This time of year, the weather can be hit or miss. October is my favorite month in Texas, typically found with clear air, light wind, and cool temps. This year wasn’t so typical. For months, I prepared for the 2015 Harvest Moon Regatta, an offshore sailing race of over 150 nautical miles from Galveston to Port Aransas, TX. While sailing amongst the “yachties” really isn’t my cup o’ tea, I cherish any bit of offshore experience I can get.
Back in March and April, I crewed two times on s/v Providence, my friend Julian’s Lancer 38 (see “My First Offshore Passage” and “How Did I get Here?“). This year, Julian intended to enter the regatta, and he graciously asked if I would crew with him once more. I still consider myself a novice sailor, so I was honored to accept. I bought my foul weather and safety gear required for the race, signed the waivers, and kept a keen eye on the weather.
A few days before the race, the hosting yacht club held a skippers’ meeting, to which Julian invited me to attend. While the meeting itself was not all that informative – mostly just a rum drinking party for old folk that can’t shut up during a speech – I realized that I didn’t quite fit in with that crowd. The Kemah area is bustling with shiny new Benneteau’s and Jenneau’s, Catalina’s and Hunter’s. It’s a rich man’s port. To each his own, I suppose. Just not my style.

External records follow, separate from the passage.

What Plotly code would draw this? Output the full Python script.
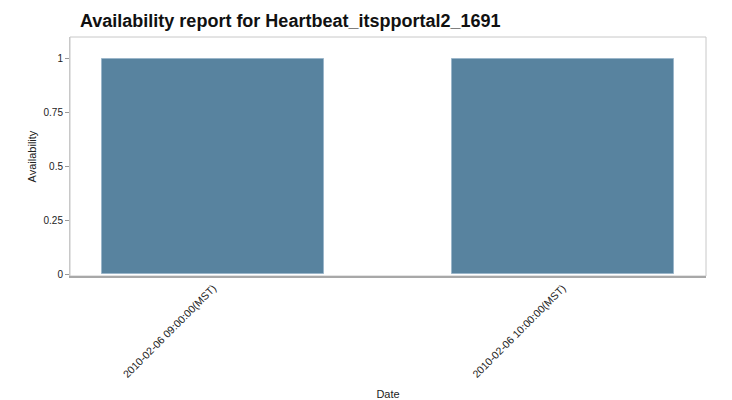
import plotly.graph_objects as go

dates = ["2010-02-06 09:00:00(MST)", "2010-02-06 10:00:00(MST)"]
availability = [1, 1]
y_tick_vals = [0, 0.25, 0.5, 0.75, 1]
y_tick_text = ["0", "0.25", "0.5", "0.75", "1"]

# the page body adds an 8px margin, so the figure is sized to fit the window
W, H = 724, 392

fig = go.Figure()
fig.add_trace(go.Bar(
    x=dates, y=availability,
    width=0.636,
    marker=dict(color="#58839f", line=dict(color="#9bb6ca", width=1)),
))

fig.update_layout(
    width=W, height=H,
    paper_bgcolor="white", plot_bgcolor="white",
    margin=dict(l=62, r=26, t=29, b=124, autoexpand=False),
    showlegend=False,
    font=dict(family="Liberation Sans, Arial, sans-serif", size=10, color="#222"),
    title=dict(
        text="<b>Availability report for Heartbeat_itspportal2_1691</b>",
        x=72 / W, xanchor="left", xref="container", y=1 - 13 / H, yanchor="middle",
        pad=dict(l=0, r=0, t=0, b=0),
        font=dict(size=18, color="#111"),
    ),
    bargap=0,
)
fig.update_xaxes(
    type="category", range=[-0.41, 1.41], automargin=False,
    tickangle=-45, ticks="", showgrid=False,
    showline=True, linecolor="#a8a8a8", linewidth=2, mirror=False,
    tickfont=dict(size=10.5),
    title=dict(text="Date", font=dict(size=11), standoff=106),
)
fig.update_yaxes(
    range=[-0.008, 1.1], tickvals=y_tick_vals, ticktext=y_tick_text, automargin=False,
    ticks="outside", ticklen=4, tickcolor="#999", showgrid=False, zeroline=False,
    showline=True, linecolor="#c8c8c8", linewidth=1,
    tickfont=dict(size=10),
    title=dict(text="Availability", font=dict(size=11), standoff=4),
)
fig.add_shape(type="rect", xref="paper", yref="paper", x0=0, x1=1, y0=0, y1=1,
              line=dict(color="#c8c8c8", width=1), fillcolor="rgba(0,0,0,0)", layer="below")

fig.write_html("out.html")
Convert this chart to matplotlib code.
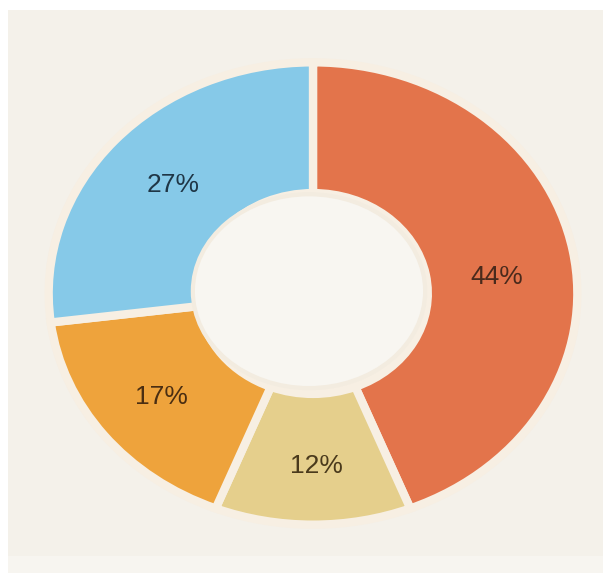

Anyway, the day before the race, I headed from down to Galveston, about an hour and half from my house. I picked up our first crew from the airport on the way down. If there’s one thing I’ve really come to appreciate about this whole sailing community, is that I’ve really come out of my shell. I like to think that I have grown exponentially more outgoing, easily meeting and making friends with a common interest. So the crew member and I headed down to Providence, chatting the entire way. Upon our arrival, the skipper had a nice little list of things to be done before the race.
For a week up to this point, we had all been watching the weather very closely. There was a “tropical low” blowing up from the Yucatan, and a converging high coming down from the northwest. This would make for some really dicey weather for the race. They were predicted winds up to 30kts and heavy seas. So as matter of course, the regatta committee cancelled the race with less than twenty-four hours left before the start.
While we were all quite let down, it turned out for the best. After the disappointing news, I headed back up to the airport to retrieve our final crew member. Aboard
Providence, we all had a long talk about what we were going to do. We all wanted to do some sailing, but where to? It was agreed that the next day, we would take a peek offshore to see what the seas looked like. The forecast was calling for 6-8ft seas, so we figured it was manageable.
Upon clearing the jetties, we quickly found that 6-8ft seas was optimistic. As the sun advanced overhead, and the wind increased from the east, so did the swell. We made it about ten miles down Galveston Island, when a few of our crew began to take sick. While I wanted to keep going, the skipper held a democratic vote to turn back. On our way back, we saw some waves over twelve feet, and I swear one or two over fifteen. On a forty-foot boat, looking up at an oncoming wave is somewhat unnerving, though I did not fear for our safety.
And we made our southwesterly turn back towards the bay, providing for a beautiful beam reach all the way in, escorted by a pod of dolphins.
The following day, one of our crew needed to catch a flight out of Houston, so we sailed up to Kemah to drop him off. We docked up at a cool place, had a few beers and some lunch, and headed back to the island. In stark contrast to the previous day, it was a nice easy going sail, with nothing more than a little bay chop and some tanker ships to contend with.
Though the trip didn’t turn out as planned, I still had an excellent time and learned much.
In the Lorilee project realm, I have only two things to report. This last weekend, I completed the slab reefing rigging by added a set of padeyes and bronze jam cleats for the luff reefing cringles. For non-sailors, “reefing” is done when the total sail area needs to be reduced in the event of high winds, or just simply to stand up the boat in a heel. On Lorilee, this is accomplished by tightening two lines that run through reefing holes or “cringles” at the leech (back) of the mainsail, and tightening two lines running through cringles at the luff (front) of the sail. Once this is accomplished, the mainsail can be trimmed down to a fraction of its full size, thus reducing surface area.
And I also added a boom bail to the mast tabernacle as a connection point for a future boom vang. A boom vang is a block and tackle (or on some boats, a rigid hydraulic pole) that is tightened to exert downward force on the boom. This helps take some of the “twist” out of the mainsail, providing for a more desired trim, especially when the wind is abaft of the beam.
I’m really thinking about adding a stern arch on Lorilee. I need to resolve the issue of sheeting the main, and I’d like to add some railing in the process. The arch would give me more “real estate for solar” as Alex put it, however much I dislike stainless. Anyway, perhaps that’ll be a new toy for Christmas.